Your task is to copy the listing exactly. Drop any pictures from the copy.

• • • •

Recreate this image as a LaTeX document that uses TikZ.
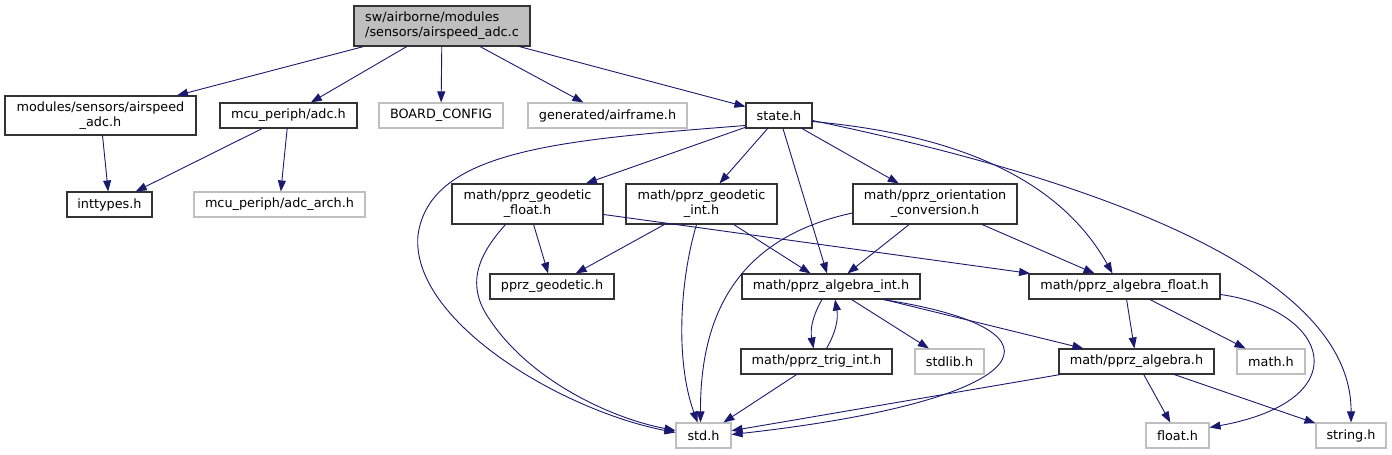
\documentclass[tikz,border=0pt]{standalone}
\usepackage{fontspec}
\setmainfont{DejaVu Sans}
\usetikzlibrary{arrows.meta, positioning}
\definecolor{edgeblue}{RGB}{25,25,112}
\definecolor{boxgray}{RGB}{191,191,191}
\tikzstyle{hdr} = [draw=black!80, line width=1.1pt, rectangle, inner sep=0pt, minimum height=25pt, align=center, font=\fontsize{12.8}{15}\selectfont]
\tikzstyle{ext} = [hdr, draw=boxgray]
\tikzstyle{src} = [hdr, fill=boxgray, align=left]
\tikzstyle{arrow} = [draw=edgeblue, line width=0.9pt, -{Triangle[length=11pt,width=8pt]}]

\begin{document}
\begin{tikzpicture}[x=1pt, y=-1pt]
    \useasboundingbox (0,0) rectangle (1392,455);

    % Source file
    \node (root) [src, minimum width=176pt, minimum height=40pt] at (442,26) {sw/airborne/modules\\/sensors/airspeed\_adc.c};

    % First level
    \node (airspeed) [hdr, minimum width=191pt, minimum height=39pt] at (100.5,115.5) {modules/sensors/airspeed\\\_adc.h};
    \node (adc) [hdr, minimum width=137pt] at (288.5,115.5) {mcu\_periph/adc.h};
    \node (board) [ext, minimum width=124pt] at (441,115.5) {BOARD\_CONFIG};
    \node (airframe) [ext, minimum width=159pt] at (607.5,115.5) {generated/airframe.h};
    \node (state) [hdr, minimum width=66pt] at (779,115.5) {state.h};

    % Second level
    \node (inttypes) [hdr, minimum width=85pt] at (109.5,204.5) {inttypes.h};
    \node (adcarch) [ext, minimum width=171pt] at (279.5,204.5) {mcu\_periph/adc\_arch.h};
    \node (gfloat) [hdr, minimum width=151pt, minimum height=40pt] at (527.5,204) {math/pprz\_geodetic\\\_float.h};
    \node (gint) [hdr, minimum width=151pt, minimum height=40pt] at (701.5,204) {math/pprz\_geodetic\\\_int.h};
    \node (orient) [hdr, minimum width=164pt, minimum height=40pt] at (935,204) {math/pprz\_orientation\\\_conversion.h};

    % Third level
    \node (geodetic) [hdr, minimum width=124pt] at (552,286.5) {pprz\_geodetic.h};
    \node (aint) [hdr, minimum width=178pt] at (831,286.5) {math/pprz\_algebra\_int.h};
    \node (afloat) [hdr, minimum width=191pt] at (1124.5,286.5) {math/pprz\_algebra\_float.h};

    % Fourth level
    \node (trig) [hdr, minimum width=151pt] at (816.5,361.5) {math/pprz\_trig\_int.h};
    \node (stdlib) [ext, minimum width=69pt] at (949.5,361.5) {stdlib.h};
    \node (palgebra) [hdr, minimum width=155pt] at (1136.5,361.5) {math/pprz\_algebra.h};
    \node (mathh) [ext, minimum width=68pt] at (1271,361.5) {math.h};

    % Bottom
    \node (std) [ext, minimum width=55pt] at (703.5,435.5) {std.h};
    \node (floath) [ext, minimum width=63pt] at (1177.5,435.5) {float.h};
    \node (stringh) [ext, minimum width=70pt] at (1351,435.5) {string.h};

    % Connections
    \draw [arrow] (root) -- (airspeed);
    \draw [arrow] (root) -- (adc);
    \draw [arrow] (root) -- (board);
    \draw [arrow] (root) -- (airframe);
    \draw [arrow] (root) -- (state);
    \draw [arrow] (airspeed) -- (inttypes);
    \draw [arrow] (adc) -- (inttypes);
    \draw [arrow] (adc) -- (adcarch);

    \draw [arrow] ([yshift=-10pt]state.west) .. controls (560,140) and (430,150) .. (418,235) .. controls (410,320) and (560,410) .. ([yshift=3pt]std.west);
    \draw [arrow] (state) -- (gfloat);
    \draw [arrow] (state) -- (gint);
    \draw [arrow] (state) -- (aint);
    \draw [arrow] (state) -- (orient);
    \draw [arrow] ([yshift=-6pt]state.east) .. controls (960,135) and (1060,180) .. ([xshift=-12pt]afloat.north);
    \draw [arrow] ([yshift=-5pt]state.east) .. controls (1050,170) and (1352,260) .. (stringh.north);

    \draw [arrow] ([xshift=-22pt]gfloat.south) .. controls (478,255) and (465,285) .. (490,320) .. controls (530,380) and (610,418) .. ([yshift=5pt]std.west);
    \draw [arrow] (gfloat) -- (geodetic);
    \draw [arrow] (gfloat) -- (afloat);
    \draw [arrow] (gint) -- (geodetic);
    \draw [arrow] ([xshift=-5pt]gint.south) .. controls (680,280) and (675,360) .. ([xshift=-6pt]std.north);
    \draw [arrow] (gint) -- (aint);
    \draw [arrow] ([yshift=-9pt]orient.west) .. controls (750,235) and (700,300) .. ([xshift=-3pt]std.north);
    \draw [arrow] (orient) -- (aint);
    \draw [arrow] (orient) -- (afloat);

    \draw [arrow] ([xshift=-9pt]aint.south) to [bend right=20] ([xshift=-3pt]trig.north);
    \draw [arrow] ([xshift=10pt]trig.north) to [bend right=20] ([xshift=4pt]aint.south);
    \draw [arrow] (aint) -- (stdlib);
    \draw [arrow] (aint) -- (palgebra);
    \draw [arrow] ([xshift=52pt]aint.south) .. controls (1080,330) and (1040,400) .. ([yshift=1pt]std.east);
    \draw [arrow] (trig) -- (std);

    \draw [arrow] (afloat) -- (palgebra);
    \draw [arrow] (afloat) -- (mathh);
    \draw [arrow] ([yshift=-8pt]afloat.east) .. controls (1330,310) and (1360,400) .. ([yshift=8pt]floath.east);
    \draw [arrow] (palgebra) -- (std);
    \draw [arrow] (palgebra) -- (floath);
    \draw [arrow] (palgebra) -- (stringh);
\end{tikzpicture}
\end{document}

• • • •

> _RESPONSE_:
Recreate this image as a LaTeX document that uses TikZ.
\documentclass[tikz,border=0pt]{standalone}
\usepackage{fontspec}
\setmainfont{DejaVu Sans}
\usetikzlibrary{arrows.meta, positioning}
\definecolor{edgeblue}{RGB}{25,25,112}
\definecolor{boxgray}{RGB}{191,191,191}
\tikzstyle{hdr} = [draw=black!80, line width=1.1pt, rectangle, inner sep=0pt, minimum height=25pt, align=center, font=\fontsize{12.8}{15}\selectfont]
\tikzstyle{ext} = [hdr, draw=boxgray]
\tikzstyle{src} = [hdr, fill=boxgray, align=left]
\tikzstyle{arrow} = [draw=edgeblue, line width=0.9pt, -{Triangle[length=11pt,width=8pt]}]

\begin{document}
\begin{tikzpicture}[x=1pt, y=-1pt]
    \useasboundingbox (0,0) rectangle (1392,455);

    % Source file
    \node (root) [src, minimum width=176pt, minimum height=40pt] at (442,26) {sw/airborne/modules\\/sensors/airspeed\_adc.c};

    % First level
    \node (airspeed) [hdr, minimum width=191pt, minimum height=39pt] at (100.5,115.5) {modules/sensors/airspeed\\\_adc.h};
    \node (adc) [hdr, minimum width=137pt] at (288.5,115.5) {mcu\_periph/adc.h};
    \node (board) [ext, minimum width=124pt] at (441,115.5) {BOARD\_CONFIG};
    \node (airframe) [ext, minimum width=159pt] at (607.5,115.5) {generated/airframe.h};
    \node (state) [hdr, minimum width=66pt] at (779,115.5) {state.h};

    % Second level
    \node (inttypes) [hdr, minimum width=85pt] at (109.5,204.5) {inttypes.h};
    \node (adcarch) [ext, minimum width=171pt] at (279.5,204.5) {mcu\_periph/adc\_arch.h};
    \node (gfloat) [hdr, minimum width=151pt, minimum height=40pt] at (527.5,204) {math/pprz\_geodetic\\\_float.h};
    \node (gint) [hdr, minimum width=151pt, minimum height=40pt] at (701.5,204) {math/pprz\_geodetic\\\_int.h};
    \node (orient) [hdr, minimum width=164pt, minimum height=40pt] at (935,204) {math/pprz\_orientation\\\_conversion.h};

    % Third level
    \node (geodetic) [hdr, minimum width=124pt] at (552,286.5) {pprz\_geodetic.h};
    \node (aint) [hdr, minimum width=178pt] at (831,286.5) {math/pprz\_algebra\_int.h};
    \node (afloat) [hdr, minimum width=191pt] at (1124.5,286.5) {math/pprz\_algebra\_float.h};

    % Fourth level
    \node (trig) [hdr, minimum width=151pt] at (816.5,361.5) {math/pprz\_trig\_int.h};
    \node (stdlib) [ext, minimum width=69pt] at (949.5,361.5) {stdlib.h};
    \node (palgebra) [hdr, minimum width=155pt] at (1136.5,361.5) {math/pprz\_algebra.h};
    \node (mathh) [ext, minimum width=68pt] at (1271,361.5) {math.h};

    % Bottom
    \node (std) [ext, minimum width=55pt] at (703.5,435.5) {std.h};
    \node (floath) [ext, minimum width=63pt] at (1177.5,435.5) {float.h};
    \node (stringh) [ext, minimum width=70pt] at (1351,435.5) {string.h};

    % Connections
    \draw [arrow] (root) -- (airspeed);
    \draw [arrow] (root) -- (adc);
    \draw [arrow] (root) -- (board);
    \draw [arrow] (root) -- (airframe);
    \draw [arrow] (root) -- (state);
    \draw [arrow] (airspeed) -- (inttypes);
    \draw [arrow] (adc) -- (inttypes);
    \draw [arrow] (adc) -- (adcarch);

    \draw [arrow] ([yshift=-10pt]state.west) .. controls (560,140) and (430,150) .. (418,235) .. controls (410,320) and (560,410) .. ([yshift=3pt]std.west);
    \draw [arrow] (state) -- (gfloat);
    \draw [arrow] (state) -- (gint);
    \draw [arrow] (state) -- (aint);
    \draw [arrow] (state) -- (orient);
    \draw [arrow] ([yshift=-6pt]state.east) .. controls (960,135) and (1060,180) .. ([xshift=-12pt]afloat.north);
    \draw [arrow] ([yshift=-5pt]state.east) .. controls (1050,170) and (1352,260) .. (stringh.north);

    \draw [arrow] ([xshift=-22pt]gfloat.south) .. controls (478,255) and (465,285) .. (490,320) .. controls (530,380) and (610,418) .. ([yshift=5pt]std.west);
    \draw [arrow] (gfloat) -- (geodetic);
    \draw [arrow] (gfloat) -- (afloat);
    \draw [arrow] (gint) -- (geodetic);
    \draw [arrow] ([xshift=-5pt]gint.south) .. controls (680,280) and (675,360) .. ([xshift=-6pt]std.north);
    \draw [arrow] (gint) -- (aint);
    \draw [arrow] ([yshift=-9pt]orient.west) .. controls (750,235) and (700,300) .. ([xshift=-3pt]std.north);
    \draw [arrow] (orient) -- (aint);
    \draw [arrow] (orient) -- (afloat);

    \draw [arrow] ([xshift=-9pt]aint.south) to [bend right=20] ([xshift=-3pt]trig.north);
    \draw [arrow] ([xshift=10pt]trig.north) to [bend right=20] ([xshift=4pt]aint.south);
    \draw [arrow] (aint) -- (stdlib);
    \draw [arrow] (aint) -- (palgebra);
    \draw [arrow] ([xshift=52pt]aint.south) .. controls (1080,330) and (1040,400) .. ([yshift=1pt]std.east);
    \draw [arrow] (trig) -- (std);

    \draw [arrow] (afloat) -- (palgebra);
    \draw [arrow] (afloat) -- (mathh);
    \draw [arrow] ([yshift=-8pt]afloat.east) .. controls (1330,310) and (1360,400) .. ([yshift=8pt]floath.east);
    \draw [arrow] (palgebra) -- (std);
    \draw [arrow] (palgebra) -- (floath);
    \draw [arrow] (palgebra) -- (stringh);
\end{tikzpicture}
\end{document}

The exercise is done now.